I did not think it unusual to have attended a Catholic School as a child, until years later an American girl remarked, “You attended a parochial school?” Most of my later schooling was done at state schools, so I did understand the difference. I did try to explain to her that, though considered ‘narrow-minded’ by others, that was not the way we saw ourselves. In fact, we believed that any schooling done beyond our gates was a complete waste of time.
The Jews of Jesus’ time shared those sentiments. But not only in education, in anything done “beyond their gates.” Every aspect of foreign life was beneath them.
It was at that Matata Catholic School that one of the nuns introduced me to the account of “The 10 Lepers” of Luke 17:11-19. I had no idea of what a Samaritan was, but I knew about lepers.

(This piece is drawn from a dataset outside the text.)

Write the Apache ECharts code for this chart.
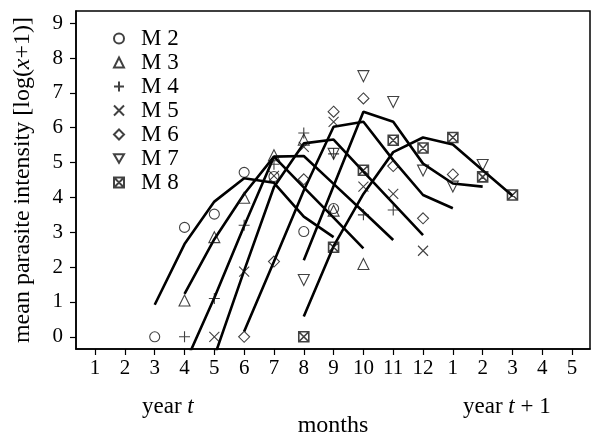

Moreover, every little Catholic boy believed that those pennies collected by the nuns eventually ended up helping lepers. We had seen the black and white pictures, and that was enough to strike fear and childlike generosity into the heart.
As the nun spoke, my mind was watching the one leper leave the others and double back to thank Jesus. I wondered what he looked like before and after. Those black and white pictures were changing before my eyes.
The scene grows in wonder as Jesus asks, “But the nine—where are they? Was no one found who returned to give glory to God, except this foreigner?”
If anyone should have been running to give glory to God, it should have been the nine Jews. God had restored their health and their lives.
Ironies abound in life. While leprous these nine Jews didn’t have a problem standing with this their Samaritan counterpart. However, now restored and “back in the gates,” they would not have acknowledged even having been in his presence.
Our level of gratitude is in direct proportion to the amount of glory we give God.
Praise God that we have been cleansed by the blood of Christ.